Trade Cabinet Secretary Moses Kuria

Trade Cabinet Secretary Moses Kuria.

Photo credit: Dennis Onsongo | Nation Media Group

Second-hand clothes traders in the country will be hit with higher taxes if a government proposal to increase duty on the imports goes through.

In what the government says is a move aimed at reviving the country’s ailing cotton industry, Investment, Trade and Industry Cabinet Secretary Moses Kuria has proposed the imposition of 25 per cent duty on imported garments, including second-hand ones, popularly known as mitumba.

“As a country, we have a rich textile sector, but it has been stifled by imports. The textile industry should be expanded to benefit Kenyans and to encourage the sector to grow, we need to control imported fabrics,” the CS said in Eldoret at a pre-devolution conference meeting with textile industry players. He regretted that the sector employs about 50,000 people instead of millions in the entire value chain.

Mr Kuria indicated that the government will introduce a Bill within this financial year to impose the 25 per cent tax on imported textiles, saying imported garments should be treated as a luxury.

“For us to revive the textile industry, Kenyans should consume more of our locally made clothes. But that’s not the case at the moment because mitumba and other imported fabrics are now our main source of clothing. We should reverse this trend,” he said.

To encourage mitumba traders to buy locally made clothes, he said, the government would ensure that cheap fabrics are available.

“One of the reasons Kenyans flock to mitumba is the perception that they are cheap. In the future, we will create an alternative for the mitumba where they will have access to cheap and durable clothes for sale”" he said.

The CS called on cotton producing areas to step up their production, saying farmers were eager to see the revival of the sector.
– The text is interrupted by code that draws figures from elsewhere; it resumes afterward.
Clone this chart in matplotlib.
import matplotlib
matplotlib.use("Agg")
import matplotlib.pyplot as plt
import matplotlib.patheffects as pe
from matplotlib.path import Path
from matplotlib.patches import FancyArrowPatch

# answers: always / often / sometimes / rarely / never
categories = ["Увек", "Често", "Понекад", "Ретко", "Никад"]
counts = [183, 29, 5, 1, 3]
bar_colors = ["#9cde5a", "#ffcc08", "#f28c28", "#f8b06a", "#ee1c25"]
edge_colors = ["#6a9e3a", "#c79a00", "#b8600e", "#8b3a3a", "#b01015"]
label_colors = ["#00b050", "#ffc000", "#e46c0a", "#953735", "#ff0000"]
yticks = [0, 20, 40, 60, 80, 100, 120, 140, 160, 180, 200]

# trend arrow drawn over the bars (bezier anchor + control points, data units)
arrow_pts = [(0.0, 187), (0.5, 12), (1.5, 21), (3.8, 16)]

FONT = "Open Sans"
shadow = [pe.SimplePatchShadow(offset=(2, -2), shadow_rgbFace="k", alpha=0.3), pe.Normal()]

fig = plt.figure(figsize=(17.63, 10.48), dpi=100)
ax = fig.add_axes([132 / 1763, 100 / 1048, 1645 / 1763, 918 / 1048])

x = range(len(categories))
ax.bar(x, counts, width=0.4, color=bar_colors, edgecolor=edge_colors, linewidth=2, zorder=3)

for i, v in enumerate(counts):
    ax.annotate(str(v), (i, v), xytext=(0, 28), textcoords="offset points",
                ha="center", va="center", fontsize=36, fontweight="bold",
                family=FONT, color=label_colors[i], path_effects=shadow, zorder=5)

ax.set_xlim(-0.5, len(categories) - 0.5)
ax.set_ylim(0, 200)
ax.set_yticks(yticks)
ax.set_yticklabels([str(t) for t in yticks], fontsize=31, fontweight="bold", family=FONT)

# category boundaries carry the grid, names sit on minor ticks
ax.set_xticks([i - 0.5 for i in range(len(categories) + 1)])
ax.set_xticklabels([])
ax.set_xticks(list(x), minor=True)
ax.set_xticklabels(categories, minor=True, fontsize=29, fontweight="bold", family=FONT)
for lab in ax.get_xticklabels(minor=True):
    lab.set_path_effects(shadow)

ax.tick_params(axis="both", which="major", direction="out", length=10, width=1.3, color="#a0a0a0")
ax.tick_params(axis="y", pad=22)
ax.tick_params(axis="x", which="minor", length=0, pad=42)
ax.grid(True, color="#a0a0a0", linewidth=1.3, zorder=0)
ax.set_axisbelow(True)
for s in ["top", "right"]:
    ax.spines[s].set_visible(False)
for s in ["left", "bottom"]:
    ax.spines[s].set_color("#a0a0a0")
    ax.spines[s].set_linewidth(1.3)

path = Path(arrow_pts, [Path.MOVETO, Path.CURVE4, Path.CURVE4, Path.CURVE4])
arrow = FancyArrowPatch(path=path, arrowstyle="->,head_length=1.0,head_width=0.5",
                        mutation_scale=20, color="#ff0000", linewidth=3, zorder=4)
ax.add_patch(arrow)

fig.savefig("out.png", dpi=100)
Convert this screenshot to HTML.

“I was recently in Busia County and was thrilled by the enthusiasm of the farmers. All they needed was a little support to help them achieve maximum yields, not the seminars, workshops and benchmarking we see,” he said.

He added: “We intend to give incentives to counties that explore their potential in cotton production. We will give them commercial ginneries with full boards and make them semi-autonomous,” he said, noting that counties have a leading role in supporting cotton farmers

During a tour of the Rivatex factory, Kitui Governor Julius Malombe and his West Pokot counterpart Simon Kachapin said farmers in the cotton-producing counties should be better paid.

“Farmers need a guarantee of payment because they are very willing to grow cotton,” said Dr Malombe.

Mr Kachapin said their tour showed how under-utilised the factory was. “We need to encourage our farmers to grow more cotton. There is a lot of potential in the sector,” he said.